**WHAT YOU ARE ASKED TO DO:** Identify the lines that contain the word "this" and copy each one.

**ENTRIES SUPPLIED:**
= = = = =
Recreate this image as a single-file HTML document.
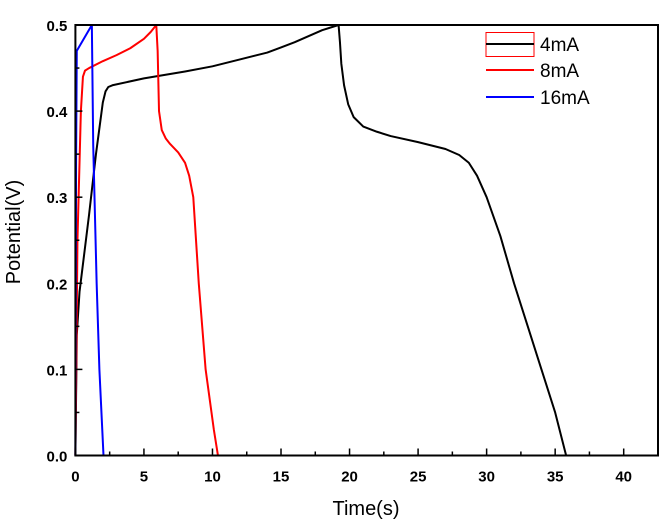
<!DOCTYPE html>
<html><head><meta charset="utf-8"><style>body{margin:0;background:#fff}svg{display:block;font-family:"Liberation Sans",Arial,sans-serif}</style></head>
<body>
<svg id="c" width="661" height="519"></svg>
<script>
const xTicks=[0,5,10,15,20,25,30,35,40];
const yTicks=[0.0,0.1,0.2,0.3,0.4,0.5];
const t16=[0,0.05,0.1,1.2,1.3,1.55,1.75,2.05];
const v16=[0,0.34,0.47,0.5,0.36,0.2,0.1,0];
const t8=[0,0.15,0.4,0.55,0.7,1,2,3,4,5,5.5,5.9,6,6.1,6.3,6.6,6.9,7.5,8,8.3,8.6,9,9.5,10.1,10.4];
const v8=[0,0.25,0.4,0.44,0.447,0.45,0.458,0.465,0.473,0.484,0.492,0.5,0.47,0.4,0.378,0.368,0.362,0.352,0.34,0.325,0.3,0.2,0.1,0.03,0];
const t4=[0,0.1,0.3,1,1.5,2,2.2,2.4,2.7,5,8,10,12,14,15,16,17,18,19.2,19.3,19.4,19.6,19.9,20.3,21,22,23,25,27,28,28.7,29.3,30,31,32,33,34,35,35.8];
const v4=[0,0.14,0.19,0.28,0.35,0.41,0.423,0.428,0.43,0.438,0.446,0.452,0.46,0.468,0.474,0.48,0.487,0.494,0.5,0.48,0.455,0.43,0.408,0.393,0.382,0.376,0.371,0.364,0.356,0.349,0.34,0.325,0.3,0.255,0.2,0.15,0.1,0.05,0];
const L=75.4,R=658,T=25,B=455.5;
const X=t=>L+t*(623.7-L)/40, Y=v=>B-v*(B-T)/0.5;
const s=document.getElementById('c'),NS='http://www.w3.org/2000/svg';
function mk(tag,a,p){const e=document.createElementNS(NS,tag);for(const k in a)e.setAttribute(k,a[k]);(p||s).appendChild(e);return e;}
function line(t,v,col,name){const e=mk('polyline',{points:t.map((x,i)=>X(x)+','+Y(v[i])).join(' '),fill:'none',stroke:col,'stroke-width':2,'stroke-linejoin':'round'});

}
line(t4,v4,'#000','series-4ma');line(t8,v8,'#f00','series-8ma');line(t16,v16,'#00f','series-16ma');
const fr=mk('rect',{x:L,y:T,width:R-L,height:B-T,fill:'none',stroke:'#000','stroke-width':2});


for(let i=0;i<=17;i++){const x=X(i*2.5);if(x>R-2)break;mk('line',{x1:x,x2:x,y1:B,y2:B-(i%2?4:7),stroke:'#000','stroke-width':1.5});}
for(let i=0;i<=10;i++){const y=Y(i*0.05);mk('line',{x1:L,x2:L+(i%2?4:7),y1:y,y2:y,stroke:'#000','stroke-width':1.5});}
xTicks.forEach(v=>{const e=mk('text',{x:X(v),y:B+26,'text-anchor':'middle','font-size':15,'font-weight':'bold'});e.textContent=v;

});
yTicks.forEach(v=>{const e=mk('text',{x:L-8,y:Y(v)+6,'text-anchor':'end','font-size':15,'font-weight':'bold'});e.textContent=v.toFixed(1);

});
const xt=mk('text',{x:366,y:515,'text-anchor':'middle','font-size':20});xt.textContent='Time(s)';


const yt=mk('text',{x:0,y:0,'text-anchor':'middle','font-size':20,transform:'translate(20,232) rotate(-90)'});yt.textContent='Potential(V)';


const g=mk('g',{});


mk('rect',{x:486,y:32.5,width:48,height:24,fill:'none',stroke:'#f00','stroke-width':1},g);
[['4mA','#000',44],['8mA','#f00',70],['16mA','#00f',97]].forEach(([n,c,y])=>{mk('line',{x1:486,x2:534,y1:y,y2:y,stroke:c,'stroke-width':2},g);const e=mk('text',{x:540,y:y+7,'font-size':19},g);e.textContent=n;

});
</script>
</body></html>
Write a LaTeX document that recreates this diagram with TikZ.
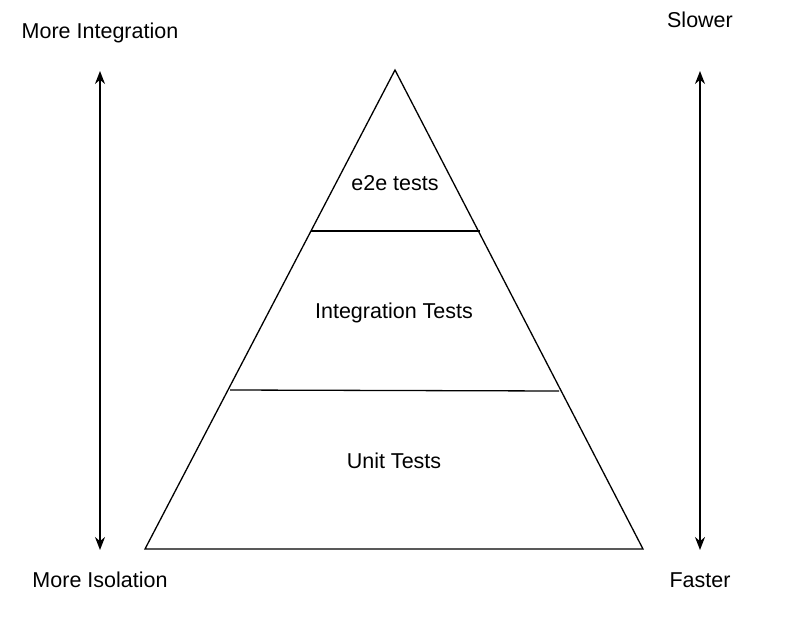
= = = = =
**SOLUTION:**
Recreate this image as a single-file HTML document.
Write a LaTeX document that recreates this diagram with TikZ.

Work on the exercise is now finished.